Provided data ▸
-- begin --
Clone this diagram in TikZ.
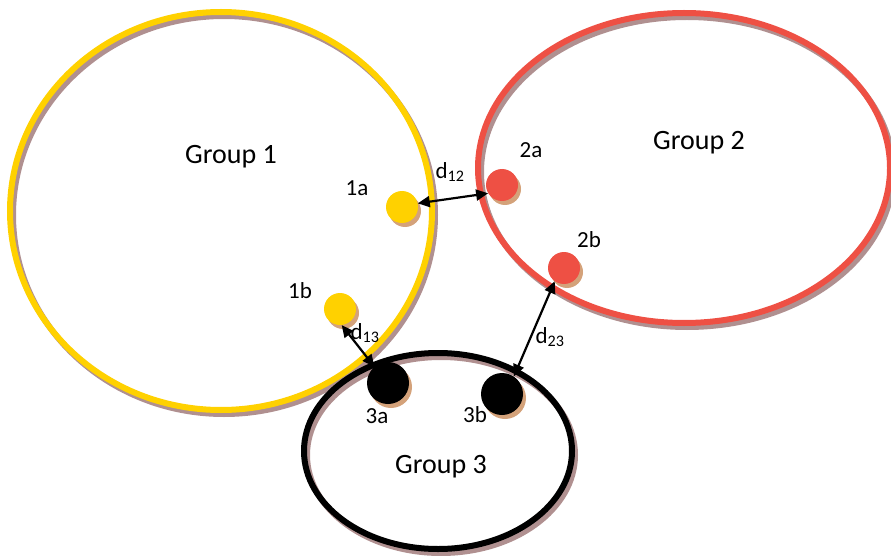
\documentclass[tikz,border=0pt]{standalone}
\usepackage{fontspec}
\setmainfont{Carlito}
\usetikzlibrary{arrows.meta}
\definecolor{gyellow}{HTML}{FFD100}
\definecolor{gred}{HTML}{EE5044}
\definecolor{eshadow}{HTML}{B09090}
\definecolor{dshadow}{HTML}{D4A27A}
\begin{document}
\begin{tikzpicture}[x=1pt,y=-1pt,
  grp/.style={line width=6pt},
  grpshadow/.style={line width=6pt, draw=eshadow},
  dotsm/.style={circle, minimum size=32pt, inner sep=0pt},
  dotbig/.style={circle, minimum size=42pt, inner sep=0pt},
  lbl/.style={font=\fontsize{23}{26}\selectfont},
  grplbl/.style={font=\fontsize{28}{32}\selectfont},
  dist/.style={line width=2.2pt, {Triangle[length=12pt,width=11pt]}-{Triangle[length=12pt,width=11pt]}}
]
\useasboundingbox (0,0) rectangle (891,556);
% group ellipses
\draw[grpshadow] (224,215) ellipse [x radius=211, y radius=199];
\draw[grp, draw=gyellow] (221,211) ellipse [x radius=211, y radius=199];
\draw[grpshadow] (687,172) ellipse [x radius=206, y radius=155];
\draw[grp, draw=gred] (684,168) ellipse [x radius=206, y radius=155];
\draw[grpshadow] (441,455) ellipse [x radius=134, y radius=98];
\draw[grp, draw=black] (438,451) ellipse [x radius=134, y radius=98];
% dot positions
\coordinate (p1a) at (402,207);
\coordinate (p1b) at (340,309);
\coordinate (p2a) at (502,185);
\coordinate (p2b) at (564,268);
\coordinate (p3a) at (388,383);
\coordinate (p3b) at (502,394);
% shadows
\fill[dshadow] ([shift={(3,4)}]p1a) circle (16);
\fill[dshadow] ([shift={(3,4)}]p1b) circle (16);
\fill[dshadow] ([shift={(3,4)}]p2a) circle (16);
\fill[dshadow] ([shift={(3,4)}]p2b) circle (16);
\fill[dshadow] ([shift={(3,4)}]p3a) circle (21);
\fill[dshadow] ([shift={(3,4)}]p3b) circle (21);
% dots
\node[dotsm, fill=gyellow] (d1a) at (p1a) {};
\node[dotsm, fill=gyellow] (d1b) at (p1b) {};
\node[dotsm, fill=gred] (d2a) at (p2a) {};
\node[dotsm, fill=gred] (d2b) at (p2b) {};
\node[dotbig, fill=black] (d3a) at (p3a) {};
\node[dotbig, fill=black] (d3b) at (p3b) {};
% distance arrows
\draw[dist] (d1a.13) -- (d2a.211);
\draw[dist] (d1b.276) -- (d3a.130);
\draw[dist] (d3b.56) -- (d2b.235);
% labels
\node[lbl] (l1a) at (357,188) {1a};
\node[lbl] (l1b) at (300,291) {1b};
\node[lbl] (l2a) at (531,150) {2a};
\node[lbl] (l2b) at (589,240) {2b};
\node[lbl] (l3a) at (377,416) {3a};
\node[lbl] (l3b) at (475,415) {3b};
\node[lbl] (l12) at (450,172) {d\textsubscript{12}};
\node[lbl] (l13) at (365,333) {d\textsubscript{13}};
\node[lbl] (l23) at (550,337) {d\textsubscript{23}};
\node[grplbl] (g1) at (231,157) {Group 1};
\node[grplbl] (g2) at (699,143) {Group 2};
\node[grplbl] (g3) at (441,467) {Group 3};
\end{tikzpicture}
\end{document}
-- end --
Exercise description ▸
Every line of the material is to be quoted exactly, with no pictures carried over.

Written solution ▸
Clone this diagram in TikZ.
\documentclass[tikz,border=0pt]{standalone}
\usepackage{fontspec}
\setmainfont{Carlito}
\usetikzlibrary{arrows.meta}
\definecolor{gyellow}{HTML}{FFD100}
\definecolor{gred}{HTML}{EE5044}
\definecolor{eshadow}{HTML}{B09090}
\definecolor{dshadow}{HTML}{D4A27A}
\begin{document}
\begin{tikzpicture}[x=1pt,y=-1pt,
  grp/.style={line width=6pt},
  grpshadow/.style={line width=6pt, draw=eshadow},
  dotsm/.style={circle, minimum size=32pt, inner sep=0pt},
  dotbig/.style={circle, minimum size=42pt, inner sep=0pt},
  lbl/.style={font=\fontsize{23}{26}\selectfont},
  grplbl/.style={font=\fontsize{28}{32}\selectfont},
  dist/.style={line width=2.2pt, {Triangle[length=12pt,width=11pt]}-{Triangle[length=12pt,width=11pt]}}
]
\useasboundingbox (0,0) rectangle (891,556);
% group ellipses
\draw[grpshadow] (224,215) ellipse [x radius=211, y radius=199];
\draw[grp, draw=gyellow] (221,211) ellipse [x radius=211, y radius=199];
\draw[grpshadow] (687,172) ellipse [x radius=206, y radius=155];
\draw[grp, draw=gred] (684,168) ellipse [x radius=206, y radius=155];
\draw[grpshadow] (441,455) ellipse [x radius=134, y radius=98];
\draw[grp, draw=black] (438,451) ellipse [x radius=134, y radius=98];
% dot positions
\coordinate (p1a) at (402,207);
\coordinate (p1b) at (340,309);
\coordinate (p2a) at (502,185);
\coordinate (p2b) at (564,268);
\coordinate (p3a) at (388,383);
\coordinate (p3b) at (502,394);
% shadows
\fill[dshadow] ([shift={(3,4)}]p1a) circle (16);
\fill[dshadow] ([shift={(3,4)}]p1b) circle (16);
\fill[dshadow] ([shift={(3,4)}]p2a) circle (16);
\fill[dshadow] ([shift={(3,4)}]p2b) circle (16);
\fill[dshadow] ([shift={(3,4)}]p3a) circle (21);
\fill[dshadow] ([shift={(3,4)}]p3b) circle (21);
% dots
\node[dotsm, fill=gyellow] (d1a) at (p1a) {};
\node[dotsm, fill=gyellow] (d1b) at (p1b) {};
\node[dotsm, fill=gred] (d2a) at (p2a) {};
\node[dotsm, fill=gred] (d2b) at (p2b) {};
\node[dotbig, fill=black] (d3a) at (p3a) {};
\node[dotbig, fill=black] (d3b) at (p3b) {};
% distance arrows
\draw[dist] (d1a.13) -- (d2a.211);
\draw[dist] (d1b.276) -- (d3a.130);
\draw[dist] (d3b.56) -- (d2b.235);
% labels
\node[lbl] (l1a) at (357,188) {1a};
\node[lbl] (l1b) at (300,291) {1b};
\node[lbl] (l2a) at (531,150) {2a};
\node[lbl] (l2b) at (589,240) {2b};
\node[lbl] (l3a) at (377,416) {3a};
\node[lbl] (l3b) at (475,415) {3b};
\node[lbl] (l12) at (450,172) {d\textsubscript{12}};
\node[lbl] (l13) at (365,333) {d\textsubscript{13}};
\node[lbl] (l23) at (550,337) {d\textsubscript{23}};
\node[grplbl] (g1) at (231,157) {Group 1};
\node[grplbl] (g2) at (699,143) {Group 2};
\node[grplbl] (g3) at (441,467) {Group 3};
\end{tikzpicture}
\end{document}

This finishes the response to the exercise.